In 2023, natural disasters – including severe storms, wildfires, and floods – led to $12.5 billion in insured losses in California. This contributed to the broader US total of $99 billion in insured damages for the year. What’s more, a series of atmospheric river storms in early 2023 caused $1.5 billion in insured damages, flooding homes, roads, and infrastructure – not to mention the growing cost of the LA wildfires. So much chaos in such a concentrated area has led to a collective nightmare for Cali insurers.
“One of the issues, especially that we’re seeing now, is the inability for standard lines carriers to in California to raise rates to remain profitable,” Caleb Whitehouse (pictured), of Novatae Risk Group, said. “[The regulatory gridlock] had a massive effect on carriers pulling out of California. You’ve got it stuck with only a handful of standard lines carriers remaining.”
And the result? A market where risk isn’t spread across enough players to remain sustainable. With fewer admitted carriers left, brokers are stepping up to devise creative solutions in this high-pressure environment. Whitehouse explained that excess and surplus (E&S) markets, in particular, are employing a strategy of layered policies to mitigate risk.
“Instead of writing $10 million with one carrier, now we’re writing five with one, then a cap, and five with another,” he said. “Nobody wants to take the entire risk anymore. Everybody wants to piece it out. [Because] people are trying to cap their risks in California – as such, we're trying to be as creative as possible on what we can offer.”
And many retail insurance agents writing with standard market, Whitehouse said, lack experience with layering policies, which has placed an added burden on wholesalers to educate their clients. This isn’t just about sharing knowledge – it’s about enabling agents to deliver viable coverage options in an environment where risks are growing but capacity is shrinking.
“Some of them have never layered a policy before in their life,” he said. “Part of our role as a wholesaler is to help them understand our portion of the industry.”
Beyond fire risk, Whitehouse pointed to emerging opportunities in areas like residential elderly care – a niche that is seeing significant growth in California.
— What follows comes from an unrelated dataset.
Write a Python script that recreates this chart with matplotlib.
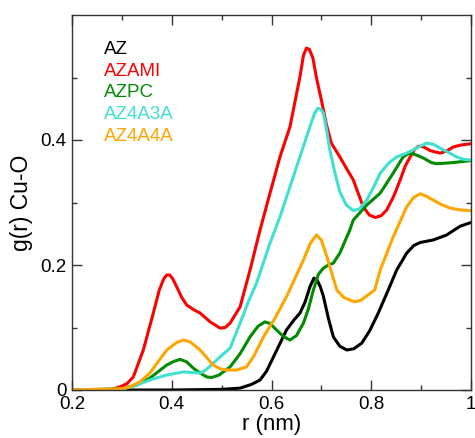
import matplotlib
matplotlib.use("Agg")
import matplotlib.pyplot as plt
from matplotlib.ticker import MultipleLocator, FixedLocator, FixedFormatter

plt.rcParams['font.family'] = ['Liberation Sans', 'DejaVu Sans']

labels = ["AZ", "AZAMI", "AZPC", "AZ4A3A", "AZ4A4A"]
colors = ["#000000", "#ff0000", "#008b00", "#40e0d0", "#ffa500"]

r_az = [0.2, 0.3, 0.4, 0.5, 0.537, 0.56, 0.577, 0.59, 0.604, 0.63, 0.645, 0.657, 0.667,
        0.677, 0.685, 0.692, 0.698, 0.704, 0.714, 0.724, 0.737, 0.751, 0.765, 0.781,
        0.797, 0.814, 0.833, 0.851, 0.871, 0.885, 0.898, 0.924, 0.951, 0.978, 1.0]
g_az = [0.0, 0.0, 0.0, 0.001, 0.003, 0.009, 0.016, 0.03, 0.053, 0.096, 0.112, 0.123, 0.14,
        0.165, 0.179, 0.175, 0.165, 0.15, 0.115, 0.085, 0.07, 0.064, 0.066, 0.075,
        0.095, 0.123, 0.158, 0.192, 0.219, 0.231, 0.236, 0.24, 0.248, 0.262, 0.268]

r_azami = [0.2, 0.28, 0.296, 0.31, 0.323, 0.343, 0.363, 0.375, 0.384, 0.39, 0.396, 0.402,
           0.41, 0.42, 0.43, 0.445, 0.457, 0.477, 0.497, 0.507, 0.517, 0.537, 0.557, 0.577,
           0.597, 0.617, 0.637, 0.657, 0.664, 0.670, 0.676, 0.683, 0.69, 0.7, 0.71, 0.72,
           0.737, 0.75, 0.764, 0.784, 0.796, 0.808, 0.82, 0.831, 0.845, 0.858, 0.868,
           0.878, 0.887, 0.895, 0.905, 0.918, 0.938, 0.95, 0.965, 0.98, 1.0]
g_azami = [0.0, 0.001, 0.005, 0.01, 0.021, 0.064, 0.123, 0.16, 0.178, 0.184, 0.184, 0.178,
           0.165, 0.148, 0.136, 0.128, 0.123, 0.109, 0.099, 0.1, 0.107, 0.133, 0.192, 0.256,
           0.315, 0.373, 0.421, 0.501, 0.535, 0.547, 0.545, 0.531, 0.5, 0.464, 0.425, 0.395,
           0.373, 0.355, 0.336, 0.293, 0.28, 0.276, 0.279, 0.288, 0.31, 0.336, 0.358,
           0.373, 0.385, 0.39, 0.389, 0.383, 0.379, 0.382, 0.389, 0.392, 0.394]

r_azpc = [0.2, 0.3, 0.33, 0.356, 0.39, 0.405, 0.417, 0.43, 0.443, 0.457, 0.47, 0.48, 0.495,
          0.517, 0.537, 0.557, 0.573, 0.587, 0.598, 0.61, 0.625, 0.637, 0.65, 0.664,
          0.674, 0.684, 0.694, 0.704, 0.714, 0.724, 0.737, 0.757, 0.764, 0.791, 0.818,
          0.844, 0.864, 0.874, 0.881, 0.89, 0.905, 0.92, 0.931, 0.95, 0.965, 1.0]
g_azpc = [0.0, 0.002, 0.008, 0.019, 0.04, 0.046, 0.049, 0.045, 0.035, 0.027, 0.021, 0.02,
          0.024, 0.037, 0.058, 0.085, 0.102, 0.109, 0.106, 0.096, 0.085, 0.08, 0.087,
          0.107, 0.13, 0.16, 0.185, 0.195, 0.2, 0.203, 0.219, 0.256, 0.272, 0.296, 0.315,
          0.347, 0.373, 0.378, 0.379, 0.376, 0.371, 0.364, 0.362, 0.363, 0.364, 0.367]

r_az4a3a = [0.2, 0.3, 0.33, 0.356, 0.39, 0.423, 0.44, 0.457, 0.47, 0.483, 0.497, 0.517,
            0.537, 0.553, 0.57, 0.597, 0.617, 0.637, 0.657, 0.677, 0.686, 0.693, 0.699,
            0.704, 0.71, 0.717, 0.727, 0.737, 0.75, 0.764, 0.777, 0.791, 0.805, 0.818,
            0.835, 0.851, 0.868, 0.884, 0.898, 0.911, 0.925, 0.938, 0.955, 0.971, 0.985,
            1.0]
g_az4a3a = [0.0, 0.001, 0.008, 0.016, 0.024, 0.029, 0.028, 0.027, 0.033, 0.043, 0.053,
            0.067, 0.107, 0.14, 0.171, 0.235, 0.277, 0.325, 0.373, 0.421, 0.442, 0.451,
            0.449, 0.443, 0.418, 0.384, 0.348, 0.317, 0.296, 0.287, 0.29, 0.304, 0.325,
            0.347, 0.363, 0.373, 0.378, 0.384, 0.39, 0.395, 0.393, 0.387, 0.38, 0.373, 0.369,
            0.368]

r_az4a4a = [0.2, 0.3, 0.316, 0.336, 0.356, 0.39, 0.41, 0.423, 0.437, 0.457, 0.483, 0.497,
            0.51, 0.53, 0.55, 0.565, 0.584, 0.607, 0.63, 0.664, 0.678, 0.69, 0.7, 0.711,
            0.731, 0.745, 0.757, 0.766, 0.778, 0.79, 0.807, 0.818, 0.844, 0.871, 0.885,
            0.898, 0.91, 0.924, 0.94, 0.958, 0.98, 1.0]
g_az4a4a = [0.0, 0.002, 0.005, 0.013, 0.027, 0.064, 0.076, 0.08, 0.077, 0.064, 0.04, 0.034,
            0.032, 0.032, 0.037, 0.055, 0.085, 0.115, 0.149, 0.208, 0.235, 0.248, 0.24,
            0.213, 0.16, 0.148, 0.144, 0.141, 0.143, 0.15, 0.16, 0.192, 0.245, 0.293, 0.308,
            0.314, 0.31, 0.304, 0.297, 0.291, 0.288, 0.287]

xticks = [0.2, 0.4, 0.6, 0.8, 1.0]
xticklabels = ["0.2", "0.4", "0.6", "0.8", "1"]
yticks = [0.0, 0.2, 0.4]
yticklabels = ["0", "0.2", "0.4"]

series = [(r_az, g_az), (r_azami, g_azami), (r_azpc, g_azpc),
          (r_az4a3a, g_az4a3a), (r_az4a4a, g_az4a4a)]

fig = plt.figure(figsize=(4.75, 4.38), dpi=100)
ax = fig.add_axes([72/475, 1 - 390/438, 399/475, 375/438])

for (r, g), c, lab in zip(series, colors, labels):
    ax.plot(r, g, color=c, lw=2.2, label=lab, solid_joinstyle='round',
            solid_capstyle='round')

ax.set_xlim(0.2, 1.0)
ax.set_ylim(0.0, 0.6)
ax.xaxis.set_major_locator(FixedLocator(xticks))
ax.xaxis.set_major_formatter(FixedFormatter(xticklabels))
ax.xaxis.set_minor_locator(MultipleLocator(0.1))
ax.yaxis.set_major_locator(FixedLocator(yticks))
ax.yaxis.set_major_formatter(FixedFormatter(yticklabels))
ax.yaxis.set_minor_locator(FixedLocator([0.1, 0.3, 0.5]))
ax.tick_params(which='both', direction='in', top=True, right=True, labelsize=13.5,
               color='#333333', width=1.0)
ax.tick_params(which='major', length=7)
ax.tick_params(which='minor', length=3.5)
ax.tick_params(axis='x', pad=4)
ax.tick_params(axis='y', pad=4)
for s in ax.spines.values():
    s.set_color('#333333')
    s.set_linewidth(1.0)

ax.set_xlabel("r (nm)", fontsize=16, labelpad=1)
ax.set_ylabel("g(r) Cu-O", fontsize=16.5, labelpad=5)

for i, (lab, c) in enumerate(zip(labels, colors)):
    ax.text(0.080, 0.896 - i * 0.0579, lab, color=c, fontsize=13.5,
            transform=ax.transAxes, ha='left', va='baseline')

fig.savefig("out.png", dpi=100)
Under previous arrangements, homes accommodating up to five residents were often covered under homeowner policies, leaving operators with inadequate protection.
“It was done improperly, and they didn’t quite understand that these are actually commercial exposures rather than a residential,” he said. “Now they’re placing proper coverage for their risks.”
Market adaptation requires more than just creative risk management; it demands a willingness to embrace data-driven strategies. For Novatae, this has meant a deeper dive into its own operations. “We’re doing a massive campaign right now of our internal data, processing that information, listening to what our clients’ needs rather than simply providing what we normally offer,” Whitehouse said. This approach has allowed the organization to remain agile in meeting evolving client demands. A recent acquisition of a London broker has further expanded Novatae’s flexibility, opening new pathways for international collaboration.
But Whitehouse was clear that client education remains a key pillar of their strategy. He emphasized the importance of shifting clients’ focus from price shopping to prioritizing meaningful coverage.
“The question comes down to, why are you buying insurance?” he said. “Are you buying it simply to satisfy a lender or contract requirement, or are you buying it to truly protect your investments?”
While challenges dominate the landscape, there are opportunities to be seized – if brokers have the foresight to capitalize on them. Whitehouse, for instance, is optimistic about the rising demand for manufacturing and construction insurance. “I grew up in a family of entrepreneurs,” he said. “I love manufacturing; it’s one of my favorite classes of business.”
Ultimately, the California insurance market serves as a crucible for innovation and resilience. Brokers like Whitehouse are navigating this complex terrain with strategies that not only mitigate risk but also open doors to new opportunities. By educating agents, deploying layered policies, and leveraging data, the industry is finding ways to adapt in the face of mounting challenges.
As Whitehouse put it: “Insurers are trying to cap their exposures in California. So we’re trying to be as creative as possible.”